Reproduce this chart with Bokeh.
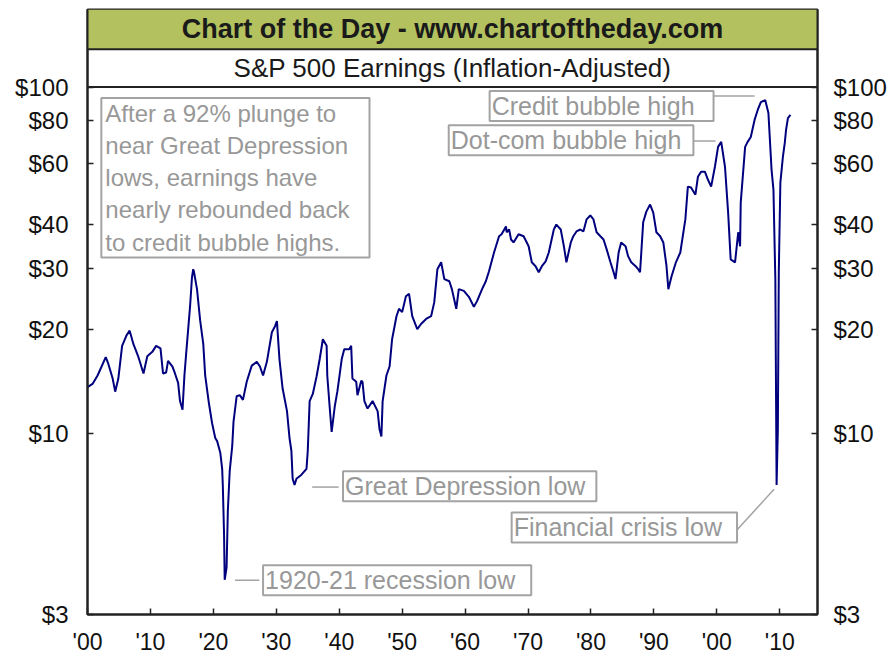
import math
from bokeh.plotting import figure
from bokeh.models import (Range1d, LogAxis, FixedTicker, Label, Span,
                          BoxAnnotation, ColumnDataSource)
from bokeh.embed import file_html
from bokeh.resources import INLINE

# ---------------- data ----------------
years = [1900.0, 1900.8, 1901.6, 1902.1, 1902.9, 1903.3, 1904.0, 1904.4, 1904.9, 1905.5,
         1906.2, 1906.7, 1907.3, 1908.1, 1908.9, 1909.5, 1910.3, 1910.9, 1911.6, 1912.0,
         1912.5, 1912.8, 1913.5, 1913.9, 1914.4, 1914.7, 1915.1, 1915.4, 1915.7, 1916.0,
         1916.3, 1916.6, 1916.8, 1916.9, 1917.4, 1917.9, 1918.4, 1918.7, 1919.3, 1919.8,
         1920.3, 1920.6, 1921.1, 1921.4, 1921.5, 1921.7, 1921.8, 1922.1, 1922.3, 1922.6,
         1923.0, 1923.2, 1923.7, 1924.2, 1924.7, 1925.3, 1926.1, 1926.9, 1927.4, 1927.9,
         1928.5, 1929.3, 1929.8, 1930.1, 1930.5, 1931.0, 1931.7, 1932.1, 1932.4, 1932.6,
         1932.9, 1933.2, 1934.0, 1934.8, 1935.0, 1935.3, 1935.8, 1936.4, 1936.9, 1937.4,
         1938.0, 1938.1, 1938.5, 1938.8, 1939.3, 1939.7, 1940.4, 1940.8, 1941.6, 1941.9,
         1942.1, 1942.7, 1942.9, 1943.5, 1943.7, 1944.0, 1944.5, 1945.3, 1946.1, 1946.4,
         1946.7, 1946.9, 1947.5, 1948.0, 1948.4, 1949.1, 1949.5, 1950.0, 1950.6, 1951.1,
         1951.6, 1952.4, 1953.0, 1953.8, 1954.6, 1955.1, 1955.6, 1956.2, 1956.7, 1957.5,
         1957.9, 1958.6, 1959.0, 1959.8, 1960.6, 1961.4, 1961.9, 1962.7, 1963.3, 1963.8,
         1964.6, 1965.4, 1965.8, 1966.5, 1966.6, 1967.0, 1967.3, 1967.7, 1968.5, 1969.3,
         1969.8, 1970.1, 1970.6, 1971.2, 1971.7, 1972.2, 1972.8, 1973.3, 1974.1, 1974.5,
         1975.2, 1975.7, 1976.1, 1976.8, 1977.2, 1977.7, 1978.3, 1978.8, 1979.3, 1979.9,
         1980.4, 1980.9, 1981.5, 1982.0, 1982.5, 1983.1, 1983.6, 1983.9, 1984.4, 1984.8,
         1985.5, 1985.9, 1986.4, 1987.1, 1987.5, 1987.8, 1988.0, 1988.3, 1988.8, 1989.4,
         1989.9, 1990.4, 1991.0, 1991.5, 1992.0, 1992.3, 1992.8, 1993.5, 1994.2, 1995.0,
         1995.4, 1995.9, 1996.6, 1997.0, 1997.5, 1998.1, 1998.6, 1999.1, 1999.7, 2000.2,
         2000.7, 2001.3, 2001.8, 2002.2, 2002.9, 2003.4, 2003.7, 2003.8, 2004.5, 2004.9,
         2005.4, 2006.0, 2006.5, 2007.0, 2007.7, 2008.2, 2008.7, 2009.0, 2009.3, 2009.5,
         2009.7, 2009.85, 2010.1, 2010.5, 2010.8, 2011.0, 2011.3, 2011.7]

earnings = [13.6, 13.9, 14.7, 15.4, 16.6, 15.9, 14.4, 13.2, 14.4, 17.9,
            19.2, 19.8, 18.1, 16.6, 14.9, 16.7, 17.2, 17.9, 17.6, 14.9,
            15.0, 16.2, 15.6, 14.9, 14.0, 12.4, 11.7, 14.7, 17.2, 20.0,
            23.3, 28.2, 29.8, 29.4, 26.1, 21.2, 18.1, 14.7, 12.2, 10.7,
            9.7, 9.5, 8.8, 7.9, 7.1, 5.1, 3.78, 4.1, 5.97, 7.8,
            9.2, 10.8, 12.8, 12.9, 12.5, 14.1, 15.7, 16.1, 15.6, 14.7,
            16.1, 19.6, 20.4, 21.1, 16.4, 13.5, 11.6, 9.7, 8.9, 7.4,
            7.1, 7.4, 7.6, 7.9, 8.9, 12.4, 13.0, 14.6, 16.4, 18.7,
            17.9, 14.7, 11.8, 10.1, 12.0, 13.2, 16.4, 17.5, 17.5, 17.9,
            14.4, 14.1, 12.9, 14.2, 14.1, 12.4, 11.8, 12.4, 11.6, 10.3,
            9.8, 12.4, 14.7, 15.6, 18.7, 21.8, 22.9, 22.4, 24.9, 25.3,
            21.8, 20.0, 20.7, 21.4, 21.8, 23.9, 29.8, 31.2, 27.9, 27.5,
            26.1, 22.9, 26.1, 25.8, 24.8, 23.2, 24.1, 26.1, 27.5, 29.4,
            33.3, 37.1, 37.6, 39.6, 38.1, 38.8, 36.3, 35.6, 37.6, 37.1,
            35.6, 34.7, 31.2, 30.4, 29.2, 30.4, 31.4, 33.3, 38.8, 40.1,
            38.8, 34.7, 31.2, 35.6, 37.1, 38.3, 38.8, 38.3, 41.5, 42.6,
            41.5, 38.1, 37.1, 36.3, 34.0, 31.2, 29.2, 27.9, 33.3, 35.6,
            34.7, 32.5, 31.2, 30.4, 29.8, 29.2, 33.3, 40.7, 43.7, 45.8,
            43.4, 38.1, 37.1, 35.6, 30.5, 26.1, 28.4, 31.2, 33.3, 41.5,
            51.6, 51.3, 48.9, 55.1, 57.0, 57.0, 54.0, 51.6, 58.9, 67.2,
            69.5, 58.9, 43.4, 31.8, 31.2, 38.1, 34.7, 46.4, 67.2, 69.5,
            71.8, 80.4, 85.9, 90.5, 91.7, 84.2, 57.7, 50.6, 27.9, 7.1,
            10.3, 29.2, 53.0, 62.9, 69.0, 75.2, 81.4, 83.1]

x_ticks = [1900, 1910, 1920, 1930, 1940, 1950, 1960, 1970, 1980, 1990, 2000, 2010]
x_tick_labels = ["'00", "'10", "'20", "'30", "'40", "'50", "'60", "'70", "'80", "'90", "'00", "'10"]
y_ticks = [3, 10, 20, 30, 40, 60, 80, 100]
y_tick_labels = ["$3", "$10", "$20", "$30", "$40", "$60", "$80", "$100"]

title_text = "Chart of the Day - www.chartoftheday.com"
subtitle_text = "S&P 500 Earnings (Inflation-Adjusted)"
note_text = ("After a 92% plunge to\nnear Great Depression\nlows, earnings have\n"
             "nearly rebounded back\nto credit bubble highs.")

# callouts: text, anchor (year, $), padding right, leader (x0, y0, x1, y1)
callout_texts = ["Credit bubble high", "Dot-com bubble high", "Great Depression low",
                 "1920-21 recession low", "Financial crisis low"]
callout_x = [1963.9, 1957.4, 1940.6, 1927.9, 1967.4]
callout_y = [88.2, 70.2, 7.04, 3.77, 5.35]
callout_pad_right = [19, 12, 11, 16, 15]
leader_x0 = [1999.05, 1995.4, 1935.7, 1923.45, 2003.2]
leader_y0 = [94.2, 69.9, 7.0, 3.77, 5.26]
leader_x1 = [2006.0, 1999.8, 1939.9, 1927.3, 2009.1]
leader_y1 = [94.2, 69.9, 7.0, 3.77, 6.9]

# ---------------- layout ----------------
W, H = 889, 657
B_LEFT, B_RIGHT, B_TOP, B_BOTTOM = 87, 70, 9, 40
FRAME_H = H - B_TOP - B_BOTTOM
BAND_H = 78            # height of the two title bands above $100
OLIVE_H = 40
X_START, X_END = 1900, 2016
Y_MIN, Y_AX_TOP = 3, 100
PXD = (FRAME_H - BAND_H) / math.log10(Y_AX_TOP / Y_MIN)
Y_END = Y_AX_TOP * 10 ** (BAND_H / PXD)


def above(px):
    return Y_AX_TOP * 10 ** (px / PXD)


FONT = "Liberation Sans"
OLIVE = "#B3C15F"
NAVY = "#00007F"
GREY_TXT = "#989898"
GREY_BOX = "#a3a3a3"
DARK = "#222222"

p = figure(width=W, height=H, output_backend="svg", toolbar_location=None,
           y_axis_type="log",
           x_range=Range1d(X_START, X_END), y_range=Range1d(Y_MIN, Y_END),
           min_border_left=B_LEFT, min_border_right=B_RIGHT,
           min_border_top=B_TOP, min_border_bottom=B_BOTTOM)
p.xgrid.visible = False
p.ygrid.visible = False
p.background_fill_color = "white"
p.border_fill_color = "white"
p.outline_line_color = DARK
p.outline_line_width = 2

# title bands
p.add_layout(BoxAnnotation(bottom=above(BAND_H - OLIVE_H), fill_color=OLIVE, fill_alpha=1,
                           line_color=None, level="underlay"))
p.add_layout(Span(location=Y_AX_TOP, dimension="width", line_color=DARK, line_width=2))
p.add_layout(Span(location=above(BAND_H - OLIVE_H), dimension="width", line_color=DARK, line_width=2))

xmid = (X_START + X_END) / 2
p.add_layout(Label(x=xmid, y=above(BAND_H - OLIVE_H / 2), text=title_text,
                   text_align="center", text_baseline="middle", text_font=FONT,
                   text_font_style="bold", text_font_size="27px", text_color="#1a1a1a"))
p.add_layout(Label(x=xmid, y=above((BAND_H - OLIVE_H) / 2), text=subtitle_text,
                   text_align="center", text_baseline="middle", text_font=FONT,
                   text_font_size="26px", text_color="#1a1a1a"))

# axes
ax_common = dict(axis_line_color=DARK, axis_line_width=2,
                 major_tick_line_color=DARK, major_tick_line_width=1.5,
                 major_tick_in=6, major_tick_out=0,
                 minor_tick_line_color=None,
                 major_label_text_font=FONT, major_label_text_color="#111111")

yl = p.yaxis[0]
yl.ticker = FixedTicker(ticks=y_ticks)
yl.major_label_overrides = dict(zip(y_ticks, y_tick_labels))
yl.major_label_standoff = 19
yl.major_label_text_font_size = "24px"
for k, v in ax_common.items():
    setattr(yl, k, v)

yr = LogAxis(ticker=FixedTicker(ticks=y_ticks),
             major_label_overrides=dict(zip(y_ticks, y_tick_labels)),
             major_label_standoff=16, major_label_text_font_size="24px", **ax_common)
p.add_layout(yr, "right")

xa = p.xaxis[0]
xa.ticker = FixedTicker(ticks=x_ticks)
xa.major_label_overrides = dict(zip(x_ticks, x_tick_labels))
xa.major_label_standoff = 14
xa.major_label_text_font_size = "23px"
for k, v in ax_common.items():
    setattr(xa, k, v)

# series
src = ColumnDataSource(dict(year=years, earnings=earnings))
p.line(x="year", y="earnings", source=src, line_color=NAVY, line_width=2)

# leader lines
p.segment(x0=leader_x0, y0=leader_y0, x1=leader_x1, y1=leader_y1,
          line_color=GREY_BOX, line_width=1.5)

# callout boxes
for t, x, y, pr in zip(callout_texts, callout_x, callout_y, callout_pad_right):
    p.add_layout(Label(x=x, y=y, text=t, text_align="left", text_baseline="middle",
                       text_font=FONT, text_font_size="25px", text_color=GREY_TXT,
                       background_fill_color="white", border_line_color=GREY_BOX,
                       border_line_width=2,
                       padding=dict(left=2, right=pr, top=1, bottom=1)))

p.add_layout(Label(x=1902.2, y=93.0, text=note_text, text_align="left",
                   text_baseline="top", text_font=FONT, text_font_size="24px",
                   text_line_height=1.19, text_color=GREY_TXT,
                   background_fill_color="white", border_line_color=GREY_BOX,
                   border_line_width=2,
                   padding=dict(left=4, right=20, top=2, bottom=2)))

open("out.html", "w").write(file_html(p, INLINE))
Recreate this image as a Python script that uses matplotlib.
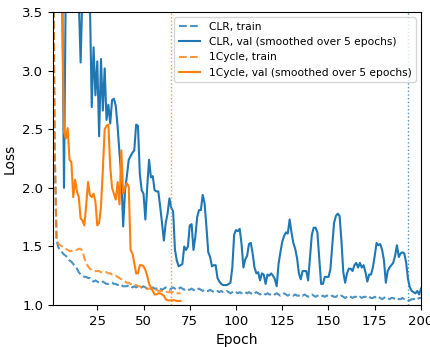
import matplotlib
matplotlib.use("Agg")
import matplotlib.pyplot as plt
import numpy as np

# per-epoch losses, CLR run (200 epochs)
clr_train = [
    4.50, 2.30, 1.55, 1.49, 1.47, 1.45, 1.43, 1.42, 1.40, 1.38,
    1.37, 1.35, 1.33, 1.31, 1.28, 1.26, 1.25, 1.24, 1.24, 1.23,
    1.23, 1.21, 1.20, 1.21, 1.20, 1.19, 1.19, 1.20, 1.19, 1.18,
    1.18, 1.19, 1.19, 1.18, 1.18, 1.17, 1.18, 1.17, 1.16, 1.16,
    1.16, 1.17, 1.16, 1.15, 1.16, 1.15, 1.16, 1.15, 1.15, 1.16,
    1.15, 1.14, 1.15, 1.14, 1.15, 1.14, 1.14, 1.15, 1.14, 1.13,
    1.14, 1.15, 1.14, 1.13, 1.14, 1.15, 1.14, 1.13, 1.14, 1.15,
    1.14, 1.13, 1.14, 1.13, 1.13, 1.14, 1.13, 1.12, 1.13, 1.14,
    1.13, 1.12, 1.13, 1.12, 1.12, 1.13, 1.12, 1.11, 1.12, 1.12,
    1.11, 1.12, 1.11, 1.11, 1.12, 1.11, 1.10, 1.11, 1.12, 1.11,
    1.10, 1.11, 1.10, 1.10, 1.11, 1.10, 1.11, 1.10, 1.09, 1.10,
    1.11, 1.10, 1.09, 1.10, 1.10, 1.09, 1.10, 1.09, 1.09, 1.10,
    1.09, 1.10, 1.09, 1.08, 1.09, 1.10, 1.09, 1.08, 1.09, 1.09,
    1.08, 1.09, 1.08, 1.08, 1.09, 1.08, 1.09, 1.08, 1.07, 1.08,
    1.09, 1.08, 1.07, 1.08, 1.08, 1.07, 1.08, 1.07, 1.08, 1.08,
    1.07, 1.08, 1.07, 1.07, 1.08, 1.07, 1.08, 1.07, 1.06, 1.07,
    1.08, 1.07, 1.06, 1.07, 1.07, 1.06, 1.07, 1.06, 1.07, 1.07,
    1.06, 1.07, 1.06, 1.06, 1.07, 1.06, 1.07, 1.06, 1.05, 1.06,
    1.07, 1.06, 1.05, 1.06, 1.06, 1.05, 1.06, 1.05, 1.05, 1.06,
    1.05, 1.05, 1.04, 1.04, 1.05, 1.05, 1.06, 1.05, 1.06, 1.06,
]
clr_val = [
    5.50, 5.00, 4.60, 4.30, 4.00, 3.80, 2.00, 3.80, 4.00, 3.90,
    3.90, 3.80, 3.90, 3.70, 3.60, 3.07, 3.70, 3.80, 3.70, 3.60,
    3.60, 2.69, 3.20, 2.79, 3.08, 2.44, 3.10, 2.66, 3.02, 2.58,
    2.71, 2.55, 2.75, 2.76, 2.70, 2.52, 2.30, 2.10, 1.67, 1.98,
    2.10, 2.24, 2.27, 2.30, 2.32, 2.54, 2.53, 2.12, 1.98, 1.95,
    1.73, 2.01, 2.24, 2.09, 2.10, 1.98, 1.97, 1.97, 1.84, 1.70,
    1.55, 1.70, 1.78, 1.91, 1.83, 1.80, 1.47, 1.38, 1.33, 1.34,
    1.35, 1.50, 1.47, 1.50, 1.68, 1.69, 1.47, 1.58, 1.75, 1.81,
    1.81, 1.94, 1.87, 1.67, 1.45, 1.41, 1.33, 1.34, 1.34, 1.23,
    1.20, 1.18, 1.17, 1.17, 1.17, 1.18, 1.19, 1.32, 1.60, 1.64,
    1.63, 1.65, 1.52, 1.32, 1.39, 1.42, 1.52, 1.53, 1.44, 1.32,
    1.27, 1.28, 1.21, 1.27, 1.26, 1.18, 1.26, 1.25, 1.27, 1.25,
    1.22, 1.16, 1.35, 1.45, 1.54, 1.59, 1.62, 1.61, 1.73, 1.62,
    1.53, 1.48, 1.40, 1.27, 1.22, 1.29, 1.29, 1.29, 1.21, 1.40,
    1.60, 1.66, 1.66, 1.62, 1.40, 1.18, 1.18, 1.24, 1.24, 1.24,
    1.30, 1.50, 1.70, 1.76, 1.78, 1.76, 1.55, 1.28, 1.19, 1.27,
    1.31, 1.31, 1.29, 1.34, 1.36, 1.32, 1.36, 1.32, 1.34, 1.28,
    1.20, 1.26, 1.26, 1.32, 1.42, 1.53, 1.51, 1.52, 1.47, 1.38,
    1.19, 1.29, 1.32, 1.34, 1.36, 1.42, 1.51, 1.41, 1.44, 1.45,
    1.44, 1.36, 1.22, 1.15, 1.12, 1.11, 1.10, 1.12, 1.09, 1.14,
]

# per-epoch losses, 1Cycle run (70 epochs)
onecycle_train = [
    4.50, 2.30, 1.56, 1.52, 1.51, 1.50, 1.49, 1.48, 1.47, 1.46,
    1.46, 1.47, 1.47, 1.47, 1.48, 1.48, 1.46, 1.40, 1.36, 1.33,
    1.31, 1.30, 1.29, 1.29, 1.29, 1.29, 1.28, 1.28, 1.28, 1.28,
    1.27, 1.27, 1.26, 1.25, 1.25, 1.24, 1.23, 1.22, 1.21, 1.20,
    1.19, 1.19, 1.18, 1.18, 1.17, 1.17, 1.16, 1.16, 1.15, 1.15,
    1.15, 1.14, 1.14, 1.14, 1.14, 1.13, 1.13, 1.12, 1.12, 1.12,
    1.11, 1.11, 1.11, 1.11, 1.11, 1.11, 1.10, 1.10, 1.10, 1.10,
]
onecycle_val = [
    6.00, 5.50, 5.00, 4.50, 4.00, 3.60, 2.48, 2.42, 2.51, 2.24,
    2.22, 1.92, 2.07, 1.97, 1.92, 1.74, 1.72, 1.68, 1.85, 2.05,
    1.94, 1.92, 1.95, 1.88, 1.68, 1.70, 1.84, 2.15, 2.50, 2.53,
    2.54, 2.18, 2.00, 1.95, 1.90, 2.05, 1.86, 2.32, 1.95, 2.00,
    2.04, 2.01, 1.47, 1.44, 1.36, 1.27, 1.27, 1.34, 1.34, 1.33,
    1.30, 1.25, 1.18, 1.15, 1.12, 1.09, 1.09, 1.10, 1.10, 1.09,
    1.08, 1.05, 1.04, 1.04, 1.04, 1.04, 1.04, 1.035, 1.035, 1.035,
]

# epochs picked for each run
clr_best = 193
onecycle_best = 65

clr_epochs = np.arange(1, len(clr_val) + 1)
oc_epochs = np.arange(1, len(onecycle_val) + 1)

fig, ax = plt.subplots(figsize=(4.3, 3.47), dpi=100)
ax.plot(clr_epochs, clr_train, '--', color='tab:blue', alpha=0.8, label='CLR, train')
ax.plot(clr_epochs, clr_val, '-', color='tab:blue', label='CLR, val (smoothed over 5 epochs)')
ax.plot(oc_epochs, onecycle_train, '--', color='tab:orange', alpha=0.8, label='1Cycle, train')
ax.plot(oc_epochs, onecycle_val, '-', color='tab:orange', label='1Cycle, val (smoothed over 5 epochs)')
ax.axvline(clr_best, color='tab:blue', linestyle=':', linewidth=1, alpha=0.8)
ax.axvline(onecycle_best, color='tab:orange', linestyle=':', linewidth=1, alpha=0.8)

ax.set_xlim(1, 200)
ax.set_ylim(1.0, 3.5)
ax.set_xticks([25, 50, 75, 100, 125, 150, 175, 200])
ax.tick_params(labelsize=9.5)
ax.set_xlabel('Epoch', fontsize=10)
ax.set_ylabel('Loss', fontsize=10)
ax.legend(loc='upper right', fontsize=7.7)
fig.subplots_adjust(left=0.123, right=0.979, top=0.965, bottom=0.121)
fig.savefig('out.png')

What this task involves » Repeat, with no pictures, exactly the lines from the one containing "Recreate this image" through the one containing "import numpy as np", the first and last included.

Written answer »
Recreate this image as a Python script that uses matplotlib.
import matplotlib
matplotlib.use("Agg")
import matplotlib.pyplot as plt
import numpy as np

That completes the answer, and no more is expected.